◆ Prompt
Transcribe the records that follow, preserving every word.

Records with drawing code:

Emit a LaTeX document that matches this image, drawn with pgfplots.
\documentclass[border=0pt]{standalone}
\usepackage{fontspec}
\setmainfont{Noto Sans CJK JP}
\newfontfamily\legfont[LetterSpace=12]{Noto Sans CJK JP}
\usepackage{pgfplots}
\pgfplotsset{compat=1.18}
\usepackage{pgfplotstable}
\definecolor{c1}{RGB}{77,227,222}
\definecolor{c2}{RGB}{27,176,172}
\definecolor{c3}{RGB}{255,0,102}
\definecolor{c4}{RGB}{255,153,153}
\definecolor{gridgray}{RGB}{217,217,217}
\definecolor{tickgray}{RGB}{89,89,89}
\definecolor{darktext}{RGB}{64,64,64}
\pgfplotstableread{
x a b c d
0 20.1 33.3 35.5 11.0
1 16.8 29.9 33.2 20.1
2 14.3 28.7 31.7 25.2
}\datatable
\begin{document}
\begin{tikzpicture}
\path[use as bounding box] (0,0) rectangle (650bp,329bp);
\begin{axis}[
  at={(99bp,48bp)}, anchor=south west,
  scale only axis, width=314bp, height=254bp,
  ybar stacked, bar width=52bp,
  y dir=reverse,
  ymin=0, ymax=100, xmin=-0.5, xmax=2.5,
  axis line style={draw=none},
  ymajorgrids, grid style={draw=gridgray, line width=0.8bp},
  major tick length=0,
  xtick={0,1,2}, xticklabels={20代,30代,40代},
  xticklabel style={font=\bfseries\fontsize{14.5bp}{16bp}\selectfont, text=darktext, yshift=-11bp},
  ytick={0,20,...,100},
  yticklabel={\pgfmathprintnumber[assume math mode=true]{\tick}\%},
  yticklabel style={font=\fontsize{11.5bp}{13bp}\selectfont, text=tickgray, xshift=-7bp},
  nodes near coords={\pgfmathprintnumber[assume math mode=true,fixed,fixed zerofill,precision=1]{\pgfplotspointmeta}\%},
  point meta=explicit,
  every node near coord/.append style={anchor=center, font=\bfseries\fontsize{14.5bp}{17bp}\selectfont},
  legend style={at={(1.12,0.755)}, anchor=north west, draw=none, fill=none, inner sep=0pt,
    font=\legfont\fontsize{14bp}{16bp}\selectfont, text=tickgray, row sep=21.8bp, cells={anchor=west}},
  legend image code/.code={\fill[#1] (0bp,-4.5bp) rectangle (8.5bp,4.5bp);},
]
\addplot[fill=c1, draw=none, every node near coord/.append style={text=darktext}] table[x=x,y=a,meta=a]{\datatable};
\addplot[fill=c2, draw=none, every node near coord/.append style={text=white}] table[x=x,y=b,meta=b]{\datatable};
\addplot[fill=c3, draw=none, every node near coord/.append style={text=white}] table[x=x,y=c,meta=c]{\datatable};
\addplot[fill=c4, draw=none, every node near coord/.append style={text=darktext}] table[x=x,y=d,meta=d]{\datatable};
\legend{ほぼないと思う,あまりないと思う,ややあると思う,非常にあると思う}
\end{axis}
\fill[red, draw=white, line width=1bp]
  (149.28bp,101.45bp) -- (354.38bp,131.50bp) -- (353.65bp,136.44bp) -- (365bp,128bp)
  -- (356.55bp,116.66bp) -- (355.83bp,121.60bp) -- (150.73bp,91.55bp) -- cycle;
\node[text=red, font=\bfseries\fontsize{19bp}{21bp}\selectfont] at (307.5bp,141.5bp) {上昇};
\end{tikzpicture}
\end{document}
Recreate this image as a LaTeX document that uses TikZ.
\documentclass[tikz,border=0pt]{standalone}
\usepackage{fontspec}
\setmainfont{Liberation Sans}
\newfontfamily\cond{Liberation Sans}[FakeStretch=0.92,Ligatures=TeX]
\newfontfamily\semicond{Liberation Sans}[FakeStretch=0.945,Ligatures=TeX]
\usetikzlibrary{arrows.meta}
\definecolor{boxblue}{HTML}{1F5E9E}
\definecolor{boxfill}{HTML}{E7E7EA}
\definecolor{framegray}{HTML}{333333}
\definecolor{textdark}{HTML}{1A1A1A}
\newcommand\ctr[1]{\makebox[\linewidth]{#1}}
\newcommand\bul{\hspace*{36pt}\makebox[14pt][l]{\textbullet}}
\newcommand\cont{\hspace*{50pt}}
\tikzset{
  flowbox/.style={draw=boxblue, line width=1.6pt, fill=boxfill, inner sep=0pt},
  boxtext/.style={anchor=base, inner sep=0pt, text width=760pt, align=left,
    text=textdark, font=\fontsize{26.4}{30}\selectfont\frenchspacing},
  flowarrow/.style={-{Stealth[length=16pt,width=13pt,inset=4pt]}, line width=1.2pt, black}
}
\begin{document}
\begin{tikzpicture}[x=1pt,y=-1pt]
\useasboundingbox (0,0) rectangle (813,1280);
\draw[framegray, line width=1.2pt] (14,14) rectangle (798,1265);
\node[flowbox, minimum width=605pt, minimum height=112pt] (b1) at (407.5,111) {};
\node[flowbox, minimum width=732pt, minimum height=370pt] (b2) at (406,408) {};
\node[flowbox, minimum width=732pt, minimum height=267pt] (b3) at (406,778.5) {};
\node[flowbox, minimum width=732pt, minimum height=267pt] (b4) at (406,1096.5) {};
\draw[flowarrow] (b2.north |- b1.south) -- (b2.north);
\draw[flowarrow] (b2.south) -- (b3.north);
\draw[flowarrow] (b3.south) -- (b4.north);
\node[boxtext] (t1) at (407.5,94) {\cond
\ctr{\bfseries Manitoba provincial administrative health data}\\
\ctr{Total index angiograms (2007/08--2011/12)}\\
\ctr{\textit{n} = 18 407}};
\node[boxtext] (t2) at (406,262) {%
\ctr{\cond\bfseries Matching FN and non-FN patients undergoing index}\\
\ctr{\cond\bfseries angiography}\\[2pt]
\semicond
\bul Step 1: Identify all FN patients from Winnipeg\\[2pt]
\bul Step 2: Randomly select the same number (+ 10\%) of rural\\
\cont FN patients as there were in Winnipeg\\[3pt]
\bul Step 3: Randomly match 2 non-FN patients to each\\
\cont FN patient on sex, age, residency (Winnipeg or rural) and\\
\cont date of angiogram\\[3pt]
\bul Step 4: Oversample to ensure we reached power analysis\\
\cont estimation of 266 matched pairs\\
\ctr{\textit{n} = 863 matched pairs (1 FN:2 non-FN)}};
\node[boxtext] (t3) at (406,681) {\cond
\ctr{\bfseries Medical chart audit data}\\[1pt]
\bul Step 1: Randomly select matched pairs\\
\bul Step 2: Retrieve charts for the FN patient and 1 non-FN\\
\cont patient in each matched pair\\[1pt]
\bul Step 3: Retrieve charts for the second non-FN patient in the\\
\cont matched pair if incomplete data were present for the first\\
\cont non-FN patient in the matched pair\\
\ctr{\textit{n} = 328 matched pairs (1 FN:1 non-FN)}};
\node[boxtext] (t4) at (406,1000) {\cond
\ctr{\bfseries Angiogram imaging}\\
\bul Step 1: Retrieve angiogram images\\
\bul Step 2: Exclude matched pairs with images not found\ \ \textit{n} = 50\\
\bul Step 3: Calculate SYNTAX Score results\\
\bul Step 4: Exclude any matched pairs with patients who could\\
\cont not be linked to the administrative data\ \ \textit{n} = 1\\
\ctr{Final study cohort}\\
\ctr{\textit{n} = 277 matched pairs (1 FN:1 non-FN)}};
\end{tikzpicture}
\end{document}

◆ The completed task
Emit a LaTeX document that matches this image, drawn with pgfplots.
\documentclass[border=0pt]{standalone}
\usepackage{fontspec}
\setmainfont{Noto Sans CJK JP}
\newfontfamily\legfont[LetterSpace=12]{Noto Sans CJK JP}
\usepackage{pgfplots}
\pgfplotsset{compat=1.18}
\usepackage{pgfplotstable}
\definecolor{c1}{RGB}{77,227,222}
\definecolor{c2}{RGB}{27,176,172}
\definecolor{c3}{RGB}{255,0,102}
\definecolor{c4}{RGB}{255,153,153}
\definecolor{gridgray}{RGB}{217,217,217}
\definecolor{tickgray}{RGB}{89,89,89}
\definecolor{darktext}{RGB}{64,64,64}
\pgfplotstableread{
x a b c d
0 20.1 33.3 35.5 11.0
1 16.8 29.9 33.2 20.1
2 14.3 28.7 31.7 25.2
}\datatable
\begin{document}
\begin{tikzpicture}
\path[use as bounding box] (0,0) rectangle (650bp,329bp);
\begin{axis}[
  at={(99bp,48bp)}, anchor=south west,
  scale only axis, width=314bp, height=254bp,
  ybar stacked, bar width=52bp,
  y dir=reverse,
  ymin=0, ymax=100, xmin=-0.5, xmax=2.5,
  axis line style={draw=none},
  ymajorgrids, grid style={draw=gridgray, line width=0.8bp},
  major tick length=0,
  xtick={0,1,2}, xticklabels={20代,30代,40代},
  xticklabel style={font=\bfseries\fontsize{14.5bp}{16bp}\selectfont, text=darktext, yshift=-11bp},
  ytick={0,20,...,100},
  yticklabel={\pgfmathprintnumber[assume math mode=true]{\tick}\%},
  yticklabel style={font=\fontsize{11.5bp}{13bp}\selectfont, text=tickgray, xshift=-7bp},
  nodes near coords={\pgfmathprintnumber[assume math mode=true,fixed,fixed zerofill,precision=1]{\pgfplotspointmeta}\%},
  point meta=explicit,
  every node near coord/.append style={anchor=center, font=\bfseries\fontsize{14.5bp}{17bp}\selectfont},
  legend style={at={(1.12,0.755)}, anchor=north west, draw=none, fill=none, inner sep=0pt,
    font=\legfont\fontsize{14bp}{16bp}\selectfont, text=tickgray, row sep=21.8bp, cells={anchor=west}},
  legend image code/.code={\fill[#1] (0bp,-4.5bp) rectangle (8.5bp,4.5bp);},
]
\addplot[fill=c1, draw=none, every node near coord/.append style={text=darktext}] table[x=x,y=a,meta=a]{\datatable};
\addplot[fill=c2, draw=none, every node near coord/.append style={text=white}] table[x=x,y=b,meta=b]{\datatable};
\addplot[fill=c3, draw=none, every node near coord/.append style={text=white}] table[x=x,y=c,meta=c]{\datatable};
\addplot[fill=c4, draw=none, every node near coord/.append style={text=darktext}] table[x=x,y=d,meta=d]{\datatable};
\legend{ほぼないと思う,あまりないと思う,ややあると思う,非常にあると思う}
\end{axis}
\fill[red, draw=white, line width=1bp]
  (149.28bp,101.45bp) -- (354.38bp,131.50bp) -- (353.65bp,136.44bp) -- (365bp,128bp)
  -- (356.55bp,116.66bp) -- (355.83bp,121.60bp) -- (150.73bp,91.55bp) -- cycle;
\node[text=red, font=\bfseries\fontsize{19bp}{21bp}\selectfont] at (307.5bp,141.5bp) {上昇};
\end{tikzpicture}
\end{document}
Recreate this image as a LaTeX document that uses TikZ.
\documentclass[tikz,border=0pt]{standalone}
\usepackage{fontspec}
\setmainfont{Liberation Sans}
\newfontfamily\cond{Liberation Sans}[FakeStretch=0.92,Ligatures=TeX]
\newfontfamily\semicond{Liberation Sans}[FakeStretch=0.945,Ligatures=TeX]
\usetikzlibrary{arrows.meta}
\definecolor{boxblue}{HTML}{1F5E9E}
\definecolor{boxfill}{HTML}{E7E7EA}
\definecolor{framegray}{HTML}{333333}
\definecolor{textdark}{HTML}{1A1A1A}
\newcommand\ctr[1]{\makebox[\linewidth]{#1}}
\newcommand\bul{\hspace*{36pt}\makebox[14pt][l]{\textbullet}}
\newcommand\cont{\hspace*{50pt}}
\tikzset{
  flowbox/.style={draw=boxblue, line width=1.6pt, fill=boxfill, inner sep=0pt},
  boxtext/.style={anchor=base, inner sep=0pt, text width=760pt, align=left,
    text=textdark, font=\fontsize{26.4}{30}\selectfont\frenchspacing},
  flowarrow/.style={-{Stealth[length=16pt,width=13pt,inset=4pt]}, line width=1.2pt, black}
}
\begin{document}
\begin{tikzpicture}[x=1pt,y=-1pt]
\useasboundingbox (0,0) rectangle (813,1280);
\draw[framegray, line width=1.2pt] (14,14) rectangle (798,1265);
\node[flowbox, minimum width=605pt, minimum height=112pt] (b1) at (407.5,111) {};
\node[flowbox, minimum width=732pt, minimum height=370pt] (b2) at (406,408) {};
\node[flowbox, minimum width=732pt, minimum height=267pt] (b3) at (406,778.5) {};
\node[flowbox, minimum width=732pt, minimum height=267pt] (b4) at (406,1096.5) {};
\draw[flowarrow] (b2.north |- b1.south) -- (b2.north);
\draw[flowarrow] (b2.south) -- (b3.north);
\draw[flowarrow] (b3.south) -- (b4.north);
\node[boxtext] (t1) at (407.5,94) {\cond
\ctr{\bfseries Manitoba provincial administrative health data}\\
\ctr{Total index angiograms (2007/08--2011/12)}\\
\ctr{\textit{n} = 18 407}};
\node[boxtext] (t2) at (406,262) {%
\ctr{\cond\bfseries Matching FN and non-FN patients undergoing index}\\
\ctr{\cond\bfseries angiography}\\[2pt]
\semicond
\bul Step 1: Identify all FN patients from Winnipeg\\[2pt]
\bul Step 2: Randomly select the same number (+ 10\%) of rural\\
\cont FN patients as there were in Winnipeg\\[3pt]
\bul Step 3: Randomly match 2 non-FN patients to each\\
\cont FN patient on sex, age, residency (Winnipeg or rural) and\\
\cont date of angiogram\\[3pt]
\bul Step 4: Oversample to ensure we reached power analysis\\
\cont estimation of 266 matched pairs\\
\ctr{\textit{n} = 863 matched pairs (1 FN:2 non-FN)}};
\node[boxtext] (t3) at (406,681) {\cond
\ctr{\bfseries Medical chart audit data}\\[1pt]
\bul Step 1: Randomly select matched pairs\\
\bul Step 2: Retrieve charts for the FN patient and 1 non-FN\\
\cont patient in each matched pair\\[1pt]
\bul Step 3: Retrieve charts for the second non-FN patient in the\\
\cont matched pair if incomplete data were present for the first\\
\cont non-FN patient in the matched pair\\
\ctr{\textit{n} = 328 matched pairs (1 FN:1 non-FN)}};
\node[boxtext] (t4) at (406,1000) {\cond
\ctr{\bfseries Angiogram imaging}\\
\bul Step 1: Retrieve angiogram images\\
\bul Step 2: Exclude matched pairs with images not found\ \ \textit{n} = 50\\
\bul Step 3: Calculate SYNTAX Score results\\
\bul Step 4: Exclude any matched pairs with patients who could\\
\cont not be linked to the administrative data\ \ \textit{n} = 1\\
\ctr{Final study cohort}\\
\ctr{\textit{n} = 277 matched pairs (1 FN:1 non-FN)}};
\end{tikzpicture}
\end{document}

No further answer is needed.